Personally, I would hesitate to hire an attractive and sexual woman who I knew I would be working with closely, and I'm not even married. Not because I'm afraid of them (no, not at all), but because I do not entirely trust myself to think rationally when women are flaunting their stuff in a presentation.

And as a result, I am therefore predisposed to believe that women who flaunt their stuff (sexually) in a presentation, etc., may have gotten their position through a career of similar such strategies, and not on the basis of merit.

It's not that I would only hire ugly women, but that I would have most confidence in the abilities of a woman, even an extraordinarily attractive one, who does not flaunt her stuff in the workplace. If she's obviously thought carefully about "just enough cleavage, but not too obvious", "just enough leg, but not too obvious", etc., I immediately discount her abilities without giving her the benefit of the doubt.

This sort of stuff leads many workplaces to ban cleavage, specify just how much leg women can show, and various other things.

In the wage papers I've seen, there has been no attention paid to bargaining skill, persistence or vigor.

Jennifer Lawrence famously complained about unequal pay, but then admitted that she really wanted the role and didn't fight as hard for pay as she should have. In reality, her agent probably screwed up, but the point is that hard bargaining always inflates the numbers.

Some people can be so vigorous about higher pay and price themselves out of a job. But their unemployment is not calculated into wages as it should be. When they succeed at getting higher wages, their reported salary overstates their average lifetime wages.

If women are more averse to bouts of unemployment or if they prefer not to haggle over wages or are not particulay good at it, this probably explains every last cent of the wage gap. Lesbians perhaps are more aggressive about wages, like men.

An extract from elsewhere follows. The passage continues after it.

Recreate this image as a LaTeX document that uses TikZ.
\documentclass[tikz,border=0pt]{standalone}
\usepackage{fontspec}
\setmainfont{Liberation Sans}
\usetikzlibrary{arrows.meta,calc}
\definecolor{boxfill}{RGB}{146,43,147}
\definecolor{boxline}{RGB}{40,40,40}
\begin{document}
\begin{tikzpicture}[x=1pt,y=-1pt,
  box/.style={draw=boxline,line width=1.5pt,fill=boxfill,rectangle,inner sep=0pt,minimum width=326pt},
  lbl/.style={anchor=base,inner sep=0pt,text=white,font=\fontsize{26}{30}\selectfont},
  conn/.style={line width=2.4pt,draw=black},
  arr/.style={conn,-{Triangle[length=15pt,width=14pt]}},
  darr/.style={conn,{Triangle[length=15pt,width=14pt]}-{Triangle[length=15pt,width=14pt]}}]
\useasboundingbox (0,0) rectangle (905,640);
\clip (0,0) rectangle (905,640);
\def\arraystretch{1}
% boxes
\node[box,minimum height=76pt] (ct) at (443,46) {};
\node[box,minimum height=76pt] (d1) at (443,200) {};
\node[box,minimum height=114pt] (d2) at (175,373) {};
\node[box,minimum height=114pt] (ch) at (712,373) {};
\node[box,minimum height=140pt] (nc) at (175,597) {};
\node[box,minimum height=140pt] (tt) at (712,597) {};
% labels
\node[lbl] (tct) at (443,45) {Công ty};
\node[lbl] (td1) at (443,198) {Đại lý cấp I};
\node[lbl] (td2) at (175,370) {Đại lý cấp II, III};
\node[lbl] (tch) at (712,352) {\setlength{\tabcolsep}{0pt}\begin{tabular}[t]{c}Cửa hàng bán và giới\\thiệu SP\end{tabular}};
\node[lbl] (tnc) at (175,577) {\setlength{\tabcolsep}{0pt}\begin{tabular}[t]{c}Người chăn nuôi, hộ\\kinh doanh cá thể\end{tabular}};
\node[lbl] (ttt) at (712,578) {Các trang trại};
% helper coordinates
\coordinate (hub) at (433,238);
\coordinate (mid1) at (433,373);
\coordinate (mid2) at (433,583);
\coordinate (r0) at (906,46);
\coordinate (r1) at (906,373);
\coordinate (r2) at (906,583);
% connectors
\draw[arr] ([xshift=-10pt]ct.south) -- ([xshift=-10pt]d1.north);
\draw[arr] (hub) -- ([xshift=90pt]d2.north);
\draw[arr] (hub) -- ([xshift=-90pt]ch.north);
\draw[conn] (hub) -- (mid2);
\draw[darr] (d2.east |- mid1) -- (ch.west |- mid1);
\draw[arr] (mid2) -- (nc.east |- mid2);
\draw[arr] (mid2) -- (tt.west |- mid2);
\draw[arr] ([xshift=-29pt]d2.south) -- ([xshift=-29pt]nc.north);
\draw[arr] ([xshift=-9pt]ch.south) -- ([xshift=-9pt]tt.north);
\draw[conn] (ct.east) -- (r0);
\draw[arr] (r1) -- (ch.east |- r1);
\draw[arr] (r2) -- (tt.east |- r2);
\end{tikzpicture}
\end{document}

Women over pay for a lot of things. This is consistent with diminished willingness or ability to bargain hard. Note well that there is a difference between haggling on small things (the price of tomatoes or the price of an antique) and bargaining over the value of your labor. 75% of car buyers pay full MSRP, and most of these are women. Many are minorities. This isn't discrimination, it's disparate abilities and willingness. Note that it's not about the willingness to pay more or less, but the willingness to spend time fighting over price.